Following the Dieselgate saga when Audi claimed it had an easy, software fix for the emissions tests violation, the California Air Resources Board has rejected the Volkswagen Group’s recall solution to the matter, saying the automaker’s fix is “incomplete and deficient in a number of areas.”

In an Automotive News report, the regulator said it will not have enough data before December to determine whether or not the fix for the 3.0 litre engine will work for all of the Group’s vehicles. If no solution arises, the car manufacturer may have to buy back the vehicles, which could add billions to the cost of its buy-backs.

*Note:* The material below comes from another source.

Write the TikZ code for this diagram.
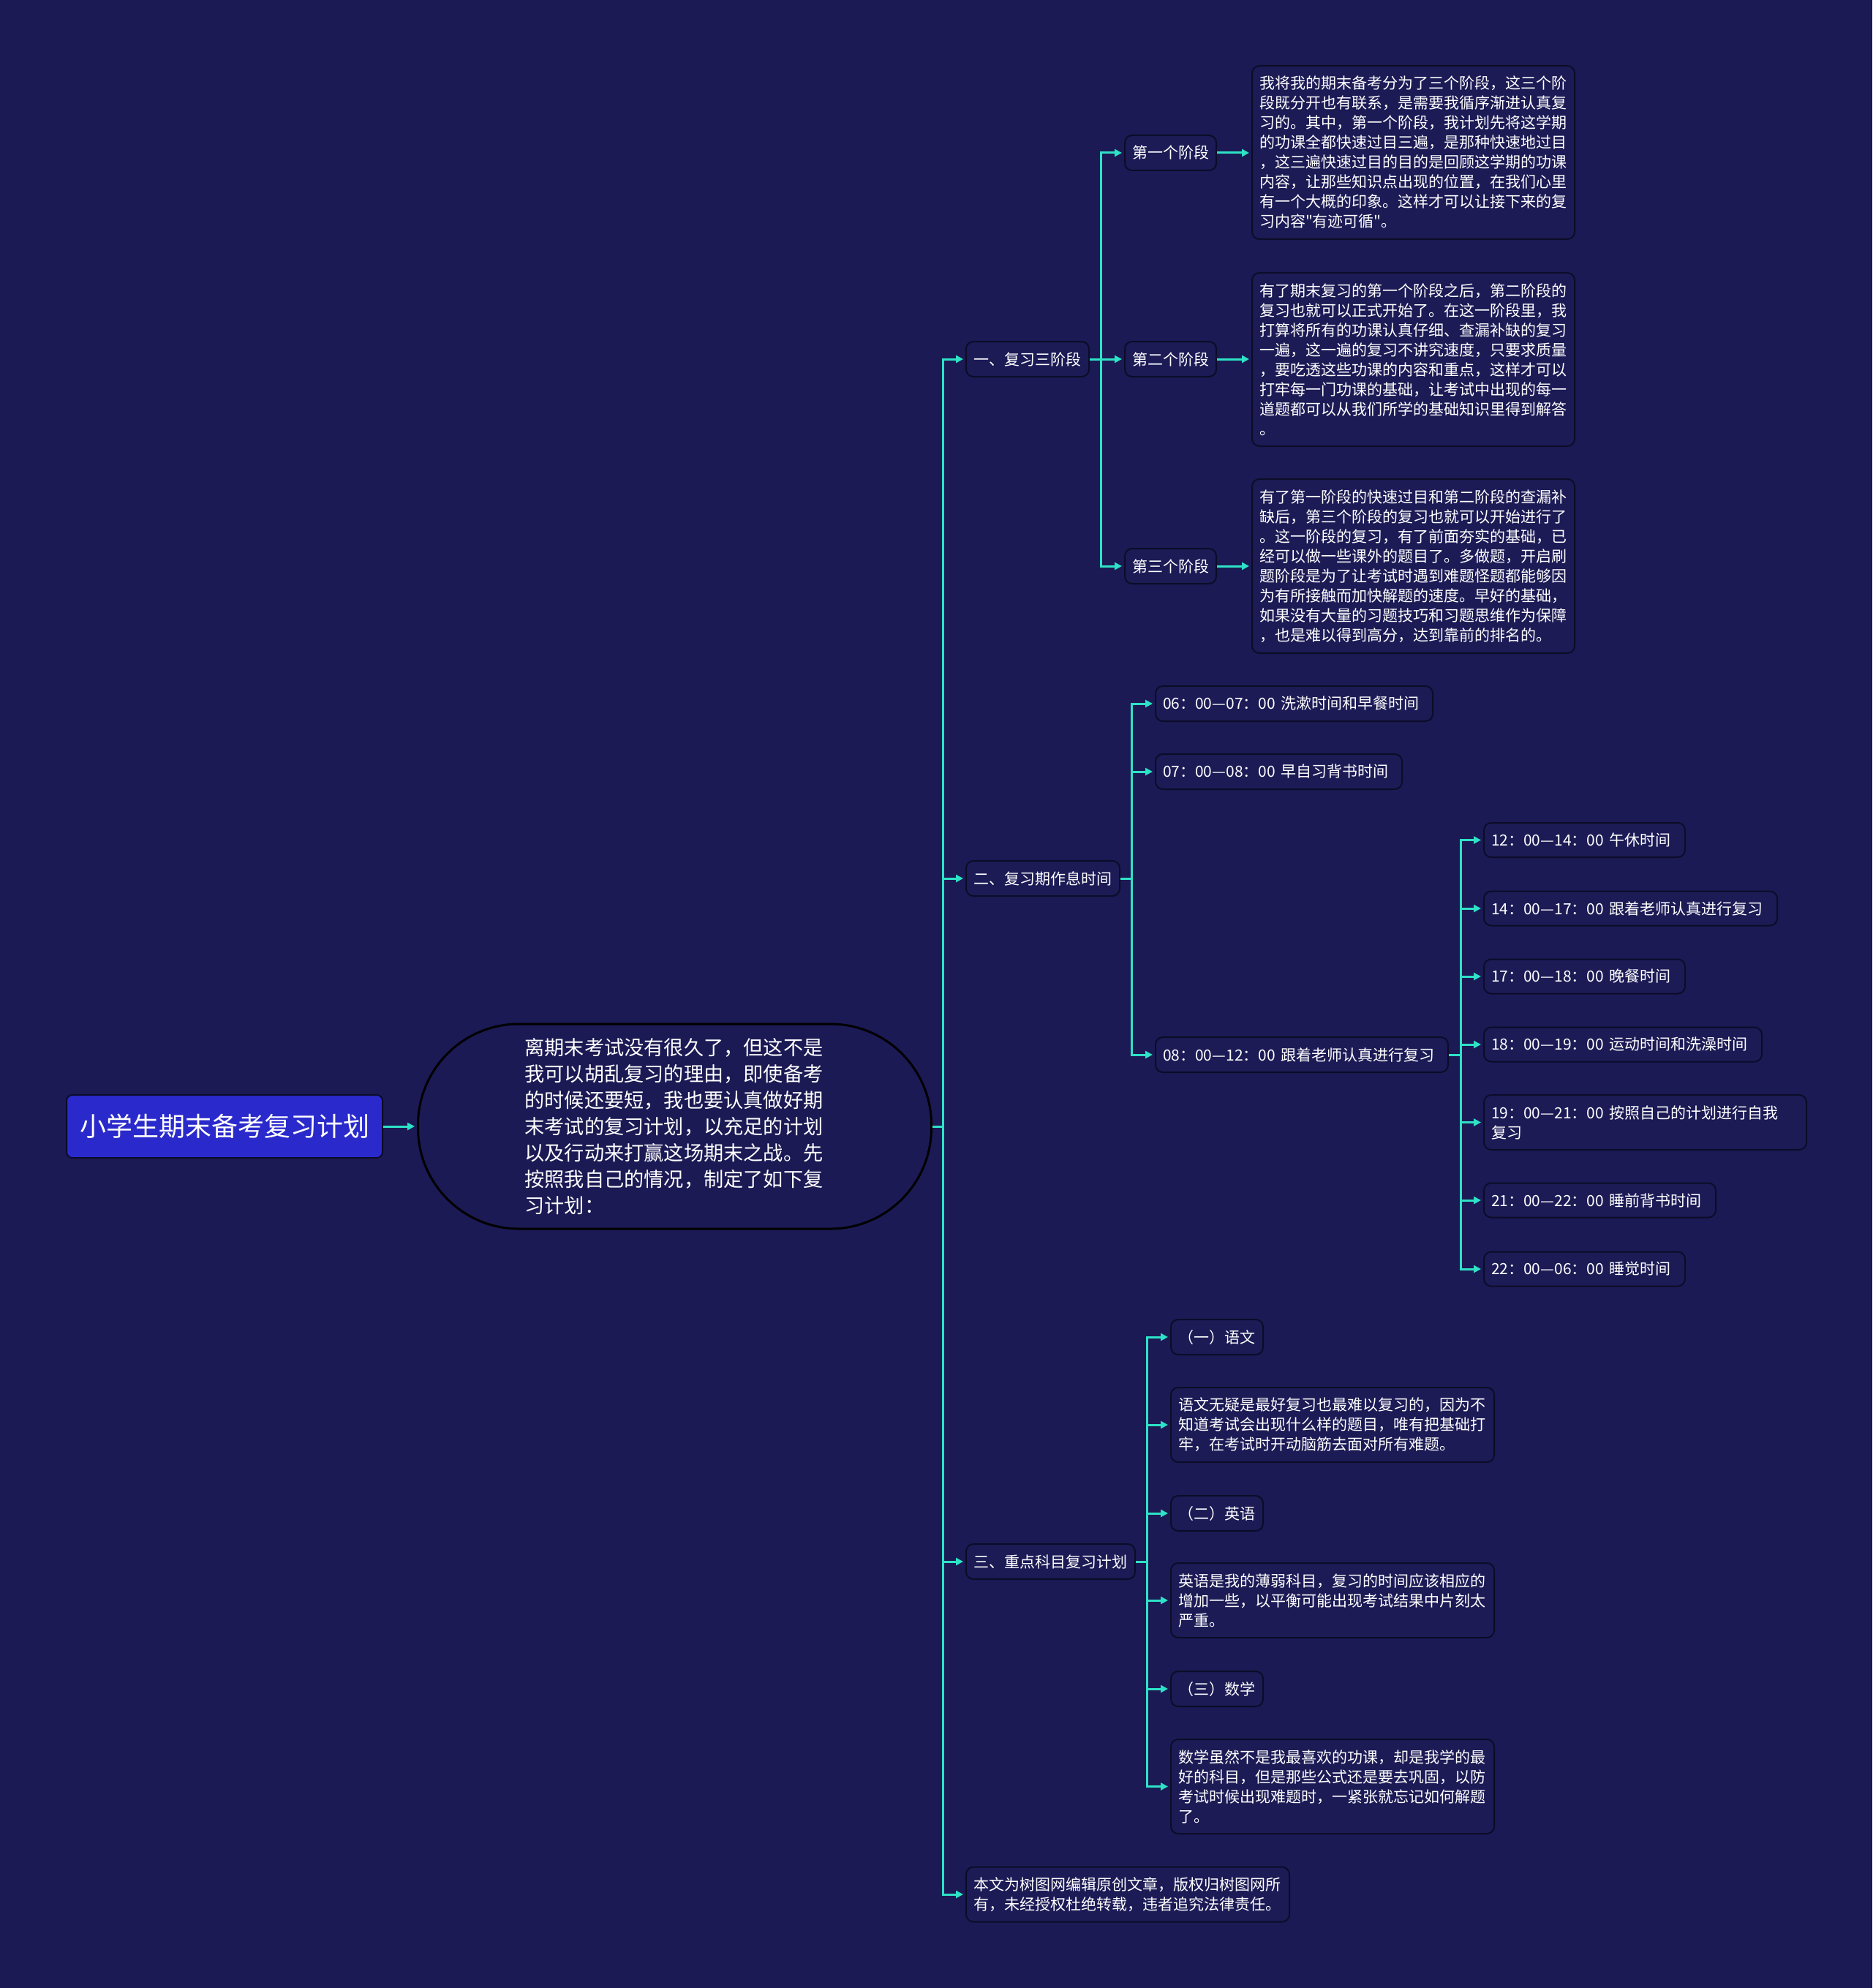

In November 2015, CARB and EPA (Environmental Protection Agency) found that the the 3.0 TDI engine contained undisclosed auxiliary emissions control devices. At least 85,000 vehicles with the VW Group’s 3.0 diesel engine were admitted to have defeat devices, involving Audi, Porsche and Volkswagen models from the 2009 until 2016 model years.

The 3.0 diesel engine makes up a relatively small portion of the Dieselgate saga. The EA189 2.0 litre diesel engine accounted for approximately 480,000 vehicles affected by the emissions control defeat devices, eventually leading to VW allocating RM3.9 billion to compensate US owners of affected cars. Customers in the automaker’s home market of Europe, however, had no such luck.